INVESTIRE ALTROVE - Sebastiano Rossi è stato un ottimo portiere, pur non potendo essere iscritto nella lista dei grandi fenomeni del ruolo. Eppure è divenuto un simbolo del Milan più vincente della storia, in un'epoca in cui i portieri italiani facevano scuola nel mondo ed il Milan di Berlusconi avrebbe potuto farne incetta a suon di miliardi: dall'odiato cugino Walter Zenga, passando per il già citato Gianluca Pagliuca, Angelo Peruzzi fino a Francesco Toldo e all'ancora attuale Gianluigi Buffon. Ma il Milan si è affidato "soltanto" a Seba Rossi, vincendo tutto.

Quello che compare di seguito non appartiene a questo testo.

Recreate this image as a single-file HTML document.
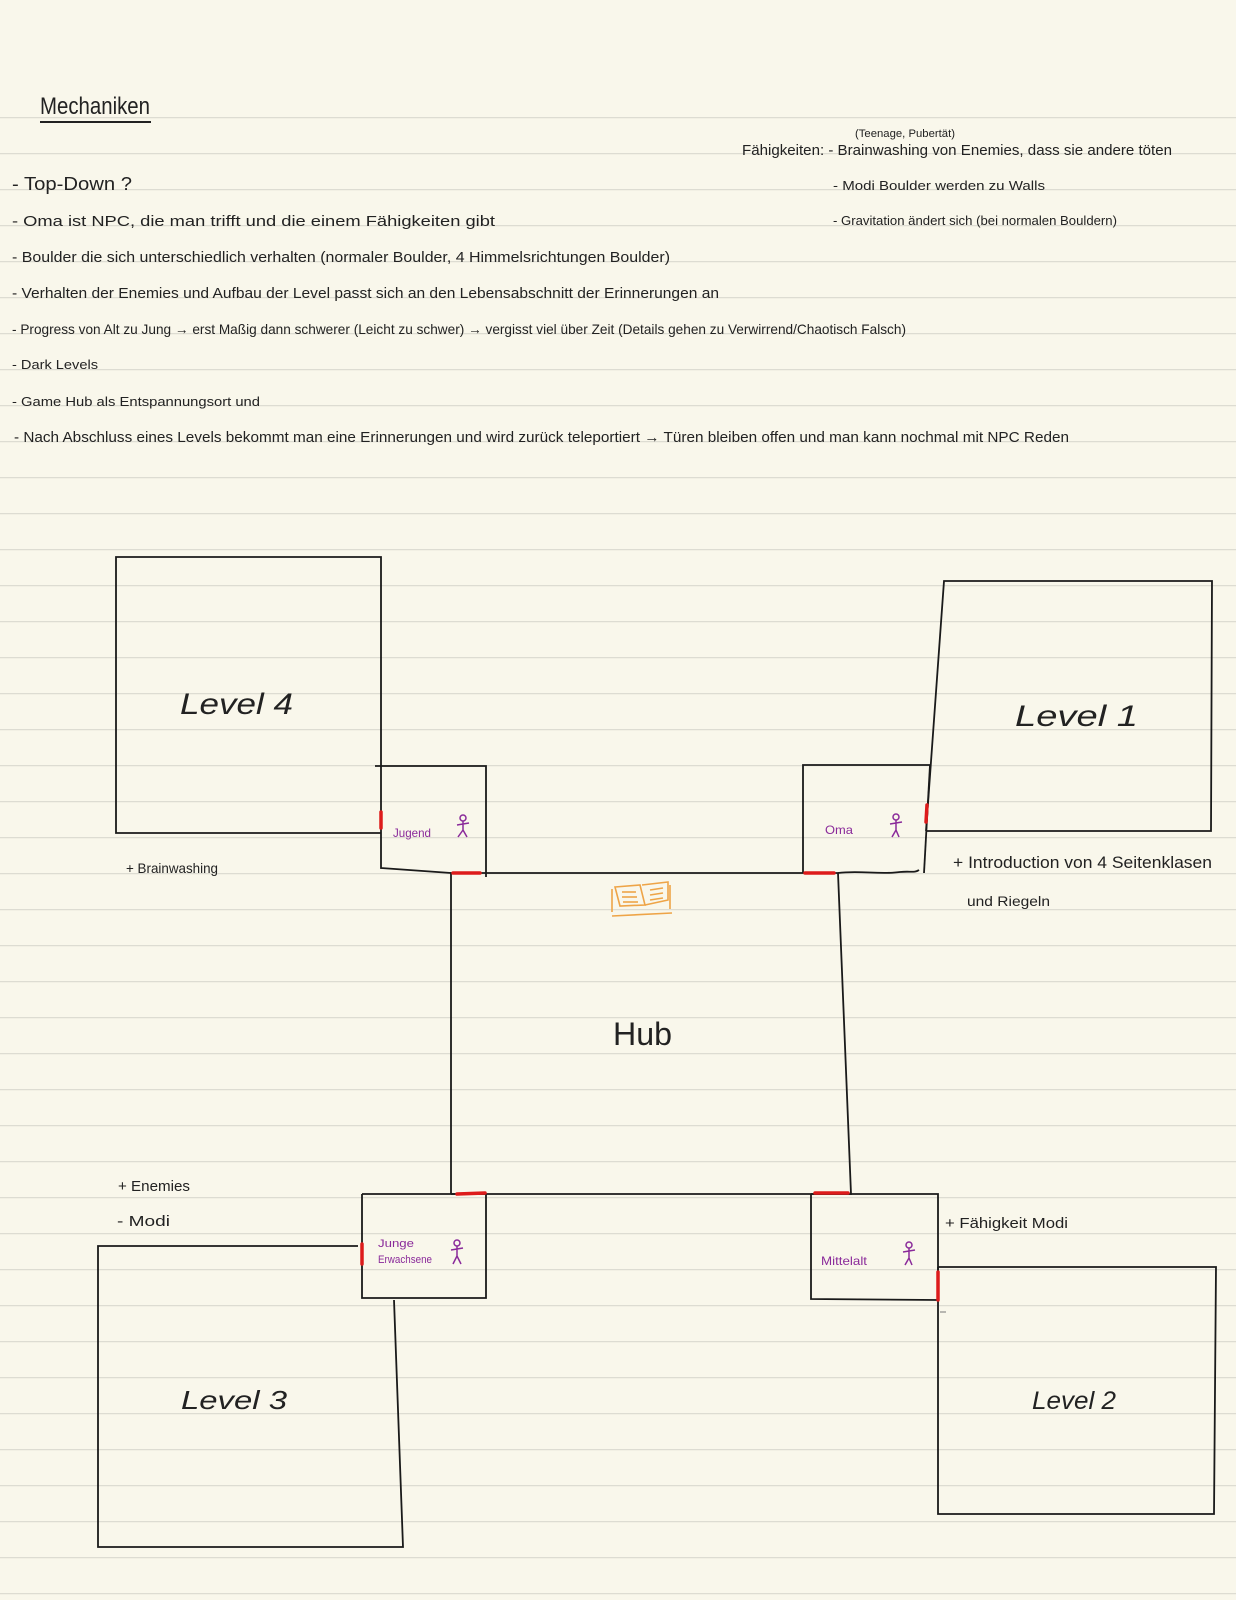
<!DOCTYPE html>
<html><head><meta charset="utf-8"><style>
html,body{margin:0;padding:0;background:#f9f7eb;}
svg{display:block}
text{font-family:"Liberation Sans",sans-serif;fill:#222;}
</style></head><body>
<svg width="1236" height="1600" viewBox="0 0 1236 1600" xmlns="http://www.w3.org/2000/svg">
<rect width="1236" height="1600" fill="#f9f7eb"/>
<g stroke="#dddcd2" stroke-width="1.3">
<line x1="0" y1="117.6" x2="1236" y2="117.6"/><line x1="0" y1="153.6" x2="1236" y2="153.6"/><line x1="0" y1="189.6" x2="1236" y2="189.6"/><line x1="0" y1="225.6" x2="1236" y2="225.6"/><line x1="0" y1="261.6" x2="1236" y2="261.6"/><line x1="0" y1="297.6" x2="1236" y2="297.6"/><line x1="0" y1="333.6" x2="1236" y2="333.6"/><line x1="0" y1="369.6" x2="1236" y2="369.6"/><line x1="0" y1="405.6" x2="1236" y2="405.6"/><line x1="0" y1="441.6" x2="1236" y2="441.6"/><line x1="0" y1="477.6" x2="1236" y2="477.6"/><line x1="0" y1="513.6" x2="1236" y2="513.6"/><line x1="0" y1="549.6" x2="1236" y2="549.6"/><line x1="0" y1="585.6" x2="1236" y2="585.6"/><line x1="0" y1="621.6" x2="1236" y2="621.6"/><line x1="0" y1="657.6" x2="1236" y2="657.6"/><line x1="0" y1="693.6" x2="1236" y2="693.6"/><line x1="0" y1="729.6" x2="1236" y2="729.6"/><line x1="0" y1="765.6" x2="1236" y2="765.6"/><line x1="0" y1="801.6" x2="1236" y2="801.6"/><line x1="0" y1="837.6" x2="1236" y2="837.6"/><line x1="0" y1="873.6" x2="1236" y2="873.6"/><line x1="0" y1="909.6" x2="1236" y2="909.6"/><line x1="0" y1="945.6" x2="1236" y2="945.6"/><line x1="0" y1="981.6" x2="1236" y2="981.6"/><line x1="0" y1="1017.6" x2="1236" y2="1017.6"/><line x1="0" y1="1053.6" x2="1236" y2="1053.6"/><line x1="0" y1="1089.6" x2="1236" y2="1089.6"/><line x1="0" y1="1125.6" x2="1236" y2="1125.6"/><line x1="0" y1="1161.6" x2="1236" y2="1161.6"/><line x1="0" y1="1197.6" x2="1236" y2="1197.6"/><line x1="0" y1="1233.6" x2="1236" y2="1233.6"/><line x1="0" y1="1269.6" x2="1236" y2="1269.6"/><line x1="0" y1="1305.6" x2="1236" y2="1305.6"/><line x1="0" y1="1341.6" x2="1236" y2="1341.6"/><line x1="0" y1="1377.6" x2="1236" y2="1377.6"/><line x1="0" y1="1413.6" x2="1236" y2="1413.6"/><line x1="0" y1="1449.6" x2="1236" y2="1449.6"/><line x1="0" y1="1485.6" x2="1236" y2="1485.6"/><line x1="0" y1="1521.6" x2="1236" y2="1521.6"/><line x1="0" y1="1557.6" x2="1236" y2="1557.6"/><line x1="0" y1="1593.6" x2="1236" y2="1593.6"/>
</g>

<!-- Header text -->
<text x="40" y="114" font-size="24" textLength="110" lengthAdjust="spacingAndGlyphs">Mechaniken</text>
<line x1="40" y1="122" x2="151" y2="122" stroke="#222" stroke-width="2"/>
<text x="855" y="137" font-size="11" textLength="100" lengthAdjust="spacingAndGlyphs">(Teenage, Pubertät)</text>
<text x="742" y="155" font-size="15" textLength="430" lengthAdjust="spacingAndGlyphs">Fähigkeiten: - Brainwashing von Enemies, dass sie andere töten</text>
<text x="833" y="190" font-size="13" textLength="212" lengthAdjust="spacingAndGlyphs">- Modi Boulder werden zu Walls</text>
<text x="833" y="225" font-size="13" textLength="284" lengthAdjust="spacingAndGlyphs">- Gravitation ändert sich (bei normalen Bouldern)</text>

<text x="12" y="190" font-size="18" textLength="120" lengthAdjust="spacingAndGlyphs">- Top-Down ?</text>
<text x="12" y="226" font-size="15" textLength="483" lengthAdjust="spacingAndGlyphs">- Oma ist NPC, die man trifft und die einem Fähigkeiten gibt</text>
<text x="12" y="262" font-size="15" textLength="658" lengthAdjust="spacingAndGlyphs">- Boulder die sich unterschiedlich verhalten (normaler Boulder, 4 Himmelsrichtungen Boulder)</text>
<text x="12" y="298" font-size="15" textLength="707" lengthAdjust="spacingAndGlyphs">- Verhalten der Enemies und Aufbau der Level passt sich an den Lebensabschnitt der Erinnerungen an</text>
<text x="12" y="334" font-size="14" textLength="894" lengthAdjust="spacingAndGlyphs">- Progress von Alt zu Jung → erst Maßig dann schwerer (Leicht zu schwer) → vergisst viel über Zeit (Details gehen zu Verwirrend/Chaotisch Falsch)</text>
<text x="12" y="369" font-size="13" textLength="86" lengthAdjust="spacingAndGlyphs">- Dark Levels</text>
<text x="12" y="406" font-size="13" textLength="248" lengthAdjust="spacingAndGlyphs">- Game Hub als Entspannungsort und</text>
<text x="14" y="442" font-size="15" textLength="1055" lengthAdjust="spacingAndGlyphs">- Nach Abschluss eines Levels bekommt man eine Erinnerungen und wird zurück teleportiert → Türen bleiben offen und man kann nochmal mit NPC Reden</text>

<!-- Diagram -->
<g fill="none" stroke="#1a1a1a" stroke-width="1.8">
<!-- Level 4 -->
<polyline points="381,833 116,833 116,557 381,557 381,766"/>
<!-- Jugend room -->
<polyline points="375,766 486,766 486,877"/>
<polyline points="381,766 381,868 451,873"/>
<!-- Level 1 -->
<polyline points="926,831 944,581 1212,581 1211,831 926,831"/>
<!-- Oma room -->
<polyline points="803,873 803,765 930,765"/>
<line x1="930" y1="765" x2="924" y2="873"/>
<path d="M838,873 C860,870 880,875 900,872 C910,871 915,873 919,870"/>
<!-- Hub -->
<polyline points="451,1194 451,873 838,873 851,1194 451,1194"/>
<!-- Junge Erwachsene room -->
<polyline points="362,1194 486,1194 486,1298 362,1298 362,1194"/>
<!-- Level 3 -->
<polyline points="358,1246 98,1246 98,1547 403,1547 394,1300"/>
<!-- Mittelalt room -->
<polyline points="811,1194 938,1194 938,1300 811,1299 811,1194"/>
<!-- Level 2 -->
<polyline points="938,1267 1216,1267 1214,1514 938,1514 938,1267"/>
</g>
<line x1="940" y1="1312" x2="946" y2="1312" stroke="#777" stroke-width="1"/>

<!-- red doors -->
<g stroke="#dd1b1b" stroke-width="3.5" stroke-linecap="round">
<line x1="381" y1="812" x2="381" y2="828"/>
<line x1="453" y1="873" x2="480" y2="873"/>
<line x1="927" y1="805" x2="926" y2="822"/>
<line x1="805" y1="873" x2="834" y2="873"/>
<line x1="457" y1="1194" x2="485" y2="1193"/>
<line x1="815" y1="1193" x2="848" y2="1193"/>
<line x1="362" y1="1244" x2="362" y2="1264"/>
<line x1="938" y1="1272" x2="938" y2="1300"/>
</g>

<!-- book icon -->
<g stroke="#eea447" stroke-width="1.6" fill="none">
<path d="M615,887 L640,885 L645,905 L620,906 Z"/>
<path d="M645,905 L668,900 L668,882 L642,885"/>
<line x1="612" y1="889" x2="612" y2="912"/>
<line x1="670" y1="885" x2="670" y2="909"/>
<line x1="612" y1="916" x2="672" y2="913"/>
<line x1="622" y1="892" x2="636" y2="892"/><line x1="622" y1="897" x2="637" y2="897"/><line x1="623" y1="902" x2="638" y2="902"/>
<line x1="650" y1="890" x2="663" y2="888"/><line x1="650" y1="895" x2="663" y2="893"/><line x1="650" y1="900" x2="663" y2="898"/>
</g>

<!-- labels -->
<text x="180" y="714" font-size="30" font-style="italic" textLength="113" lengthAdjust="spacingAndGlyphs">Level 4</text>
<text x="1015" y="726" font-size="30" font-style="italic" textLength="123" lengthAdjust="spacingAndGlyphs">Level 1</text>
<text x="181" y="1409" font-size="26" font-style="italic" textLength="106" lengthAdjust="spacingAndGlyphs">Level 3</text>
<text x="1032" y="1409" font-size="25" font-style="italic" textLength="84" lengthAdjust="spacingAndGlyphs">Level 2</text>
<text x="613" y="1045" font-size="32" textLength="59" lengthAdjust="spacingAndGlyphs">Hub</text>

<g fill="#8a2a9a" style="fill:#8a2a9a">
<text x="393" y="837" font-size="12" style="fill:#8a2a9a" textLength="38" lengthAdjust="spacingAndGlyphs">Jugend</text>
<text x="825" y="834" font-size="12" style="fill:#8a2a9a" textLength="28" lengthAdjust="spacingAndGlyphs">Oma</text>
<text x="378" y="1247" font-size="11" style="fill:#8a2a9a" textLength="36" lengthAdjust="spacingAndGlyphs">Junge</text>
<text x="378" y="1263" font-size="11" style="fill:#8a2a9a" textLength="54" lengthAdjust="spacingAndGlyphs">Erwachsene</text>
<text x="821" y="1265" font-size="12" style="fill:#8a2a9a" textLength="46" lengthAdjust="spacingAndGlyphs">Mittelalt</text>
</g>
<g stroke="#8a2a9a" stroke-width="1.5" fill="none">
<circle cx="463" cy="818" r="3"/><path d="M463,821 L463,830 M457,825 L469,823 M463,830 L458,837 M463,830 L467,837"/>
<circle cx="896" cy="817" r="3"/><path d="M896,820 L896,830 M890,824 L902,822 M896,830 L892,837 M896,830 L899,837"/>
<circle cx="457" cy="1243" r="3"/><path d="M457,1246 L457,1256 M451,1250 L463,1248 M457,1256 L453,1264 M457,1256 L461,1264"/>
<circle cx="909" cy="1245" r="3"/><path d="M909,1248 L909,1258 M903,1252 L915,1250 M909,1258 L905,1265 M909,1258 L912,1265"/>
</g>

<text x="126" y="873" font-size="14" textLength="92" lengthAdjust="spacingAndGlyphs">+ Brainwashing</text>
<text x="953" y="868" font-size="17" textLength="259" lengthAdjust="spacingAndGlyphs">+ Introduction von 4 Seitenklasen</text>
<text x="967" y="906" font-size="14" textLength="83" lengthAdjust="spacingAndGlyphs">und Riegeln</text>
<text x="118" y="1191" font-size="15" textLength="72" lengthAdjust="spacingAndGlyphs">+ Enemies</text>
<text x="117" y="1226" font-size="15" textLength="53" lengthAdjust="spacingAndGlyphs">- Modi</text>
<text x="945" y="1228" font-size="15" textLength="123" lengthAdjust="spacingAndGlyphs">+ Fähigkeit Modi</text>
</svg>
</body></html>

Ora, l'obiezione è d'obbligo: Seba aveva davanti a sé la difesa più forte della storia del calcio, il che è indiscutibile. Ma la scelta di fondo resta: il Grande Milan preferiva investire in grandi attaccanti, grandi fantasisti, magari grandi difensori, piuttosto che grandi portieri. E vinceva, molto, sempre, ovunque. Oggi non ci sono i Baresi ed i Maldini, indiscutibile anche questo, ma al Milan odierno non si richiede di vincere in Italia ed in Europa, si richiede appena appena un quarto posto: probabilmente, per questo piccolo-grande obiettivo, sarebbe utile un grande attaccante piuttosto che un portierone da dodici milioni.